▶ _GIVEN MATERIAL_:
○ ○ ○ ○ ○ ○ ○
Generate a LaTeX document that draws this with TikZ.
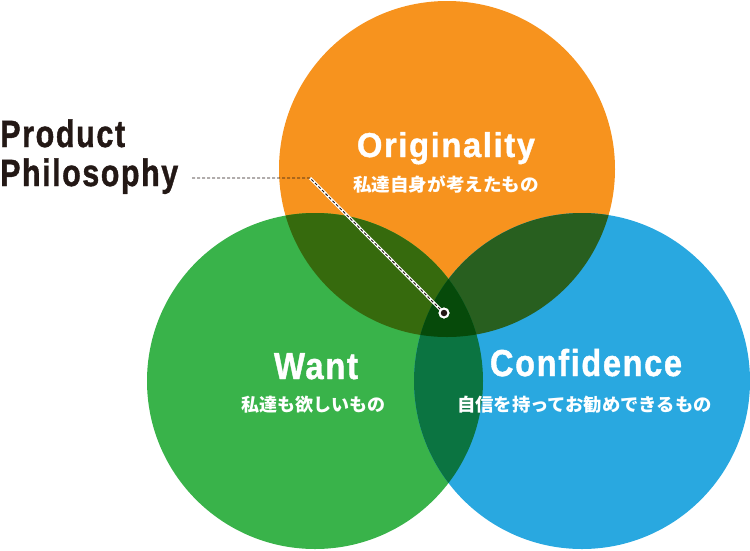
\documentclass[tikz,border=0pt]{standalone}
\usepackage{fontspec}
\setmainfont{Liberation Sans}
\newfontfamily\condf[LetterSpace=5,FakeBold=1.2]{Liberation Sans}
\newfontfamily\cjk{Noto Sans CJK JP}
\usepackage{graphicx}
\definecolor{corange}{HTML}{F7931E}
\definecolor{cgreen}{HTML}{39B34A}
\definecolor{cblue}{HTML}{29A8E0}
\definecolor{cog}{HTML}{366A0D}
\definecolor{cob}{HTML}{285F1F}
\definecolor{cgb}{HTML}{0B7441}
\definecolor{cogb}{HTML}{064A0A}
\definecolor{cdark}{HTML}{231815}
\newsavebox\fitbox
\newcommand\fitw[2]{\sbox\fitbox{#2}\pgfmathsetmacro\fitr{#1/\wd\fitbox}\scalebox{\fitr}[1]{\usebox\fitbox}}
\tikzset{
  title/.style={inner sep=0pt, text=white, font=\condf\bfseries\fontsize{37.5}{37.5}\selectfont},
  sub/.style={inner sep=0pt, text=white, font=\cjk\bfseries\fontsize{18}{18}\selectfont},
  lead/.style={inner sep=0pt, text=cdark, font=\condf\bfseries\fontsize{38}{38}\selectfont},
}
\begin{document}
\begin{tikzpicture}[x=1pt,y=-1pt]
\useasboundingbox (0,0) rectangle (750,550);
\coordinate (O) at (447,169);
\coordinate (G) at (315,381);
\coordinate (B) at (582,381);
\def\R{168pt}
\fill[corange] (O) circle (\R);
\fill[cgreen] (G) circle (\R);
\fill[cblue] (B) circle (\R);
\begin{scope}\clip (O) circle (\R); \fill[cog] (G) circle (\R); \end{scope}
\begin{scope}\clip (O) circle (\R); \fill[cob] (B) circle (\R); \end{scope}
\begin{scope}\clip (G) circle (\R); \fill[cgb] (B) circle (\R); \end{scope}
\begin{scope}\clip (O) circle (\R); \clip (G) circle (\R); \fill[cogb] (B) circle (\R); \end{scope}

\node[lead, anchor=base west] (prod) at (0,147) {\fitw{125}{Product}};
\node[lead, anchor=base west] (phil) at (0,186) {\fitw{178}{Philosophy}};

\node[title, anchor=base, font=\condf\bfseries\fontsize{34.5}{34.5}\selectfont] (orig) at (446,157) {\fitw{178}{Originality}};
\node[sub, anchor=base] (origjp) at (446,191.5) {\fitw{186}{私達自身が考えたもの}};
\node[title, anchor=base] (want) at (316,379) {\fitw{84}{Want}};
\node[sub, anchor=base] (wantjp) at (313,411.5) {\fitw{144}{私達も欲しいもの}};
\node[title, anchor=base] (conf) at (586,376) {\fitw{192}{Confidence}};
\node[sub, anchor=base] (confjp) at (584.5,411.5) {\fitw{255}{自信を持ってお勧めできるもの}};

\coordinate (ls) at (192,178);
\coordinate (lb) at (310,178);
\node[circle, fill=white, minimum size=11pt, inner sep=0pt] (dotw) at (444,313) {};
\draw[white, line width=3pt] (lb) -- (dotw.center);
\draw[cdark, line width=0.9pt, dash pattern=on 3pt off 2pt] (ls) -- (lb) -- (dotw.center);
\node[circle, fill=white, minimum size=11pt, inner sep=0pt] at (dotw) {};
\node[circle, fill=cdark, minimum size=6.5pt, inner sep=0pt] (dot) at (dotw) {};
\end{tikzpicture}
\end{document}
○ ○ ○ ○ ○ ○ ○
Transcribe the whole listing exactly. Pictures stay out of your copy.

Generate a LaTeX document that draws this with TikZ.
\documentclass[tikz,border=0pt]{standalone}
\usepackage{fontspec}
\setmainfont{Liberation Sans}
\newfontfamily\condf[LetterSpace=5,FakeBold=1.2]{Liberation Sans}
\newfontfamily\cjk{Noto Sans CJK JP}
\usepackage{graphicx}
\definecolor{corange}{HTML}{F7931E}
\definecolor{cgreen}{HTML}{39B34A}
\definecolor{cblue}{HTML}{29A8E0}
\definecolor{cog}{HTML}{366A0D}
\definecolor{cob}{HTML}{285F1F}
\definecolor{cgb}{HTML}{0B7441}
\definecolor{cogb}{HTML}{064A0A}
\definecolor{cdark}{HTML}{231815}
\newsavebox\fitbox
\newcommand\fitw[2]{\sbox\fitbox{#2}\pgfmathsetmacro\fitr{#1/\wd\fitbox}\scalebox{\fitr}[1]{\usebox\fitbox}}
\tikzset{
  title/.style={inner sep=0pt, text=white, font=\condf\bfseries\fontsize{37.5}{37.5}\selectfont},
  sub/.style={inner sep=0pt, text=white, font=\cjk\bfseries\fontsize{18}{18}\selectfont},
  lead/.style={inner sep=0pt, text=cdark, font=\condf\bfseries\fontsize{38}{38}\selectfont},
}
\begin{document}
\begin{tikzpicture}[x=1pt,y=-1pt]
\useasboundingbox (0,0) rectangle (750,550);
\coordinate (O) at (447,169);
\coordinate (G) at (315,381);
\coordinate (B) at (582,381);
\def\R{168pt}
\fill[corange] (O) circle (\R);
\fill[cgreen] (G) circle (\R);
\fill[cblue] (B) circle (\R);
\begin{scope}\clip (O) circle (\R); \fill[cog] (G) circle (\R); \end{scope}
\begin{scope}\clip (O) circle (\R); \fill[cob] (B) circle (\R); \end{scope}
\begin{scope}\clip (G) circle (\R); \fill[cgb] (B) circle (\R); \end{scope}
\begin{scope}\clip (O) circle (\R); \clip (G) circle (\R); \fill[cogb] (B) circle (\R); \end{scope}

\node[lead, anchor=base west] (prod) at (0,147) {\fitw{125}{Product}};
\node[lead, anchor=base west] (phil) at (0,186) {\fitw{178}{Philosophy}};

\node[title, anchor=base, font=\condf\bfseries\fontsize{34.5}{34.5}\selectfont] (orig) at (446,157) {\fitw{178}{Originality}};
\node[sub, anchor=base] (origjp) at (446,191.5) {\fitw{186}{私達自身が考えたもの}};
\node[title, anchor=base] (want) at (316,379) {\fitw{84}{Want}};
\node[sub, anchor=base] (wantjp) at (313,411.5) {\fitw{144}{私達も欲しいもの}};
\node[title, anchor=base] (conf) at (586,376) {\fitw{192}{Confidence}};
\node[sub, anchor=base] (confjp) at (584.5,411.5) {\fitw{255}{自信を持ってお勧めできるもの}};

\coordinate (ls) at (192,178);
\coordinate (lb) at (310,178);
\node[circle, fill=white, minimum size=11pt, inner sep=0pt] (dotw) at (444,313) {};
\draw[white, line width=3pt] (lb) -- (dotw.center);
\draw[cdark, line width=0.9pt, dash pattern=on 3pt off 2pt] (ls) -- (lb) -- (dotw.center);
\node[circle, fill=white, minimum size=11pt, inner sep=0pt] at (dotw) {};
\node[circle, fill=cdark, minimum size=6.5pt, inner sep=0pt] (dot) at (dotw) {};
\end{tikzpicture}
\end{document}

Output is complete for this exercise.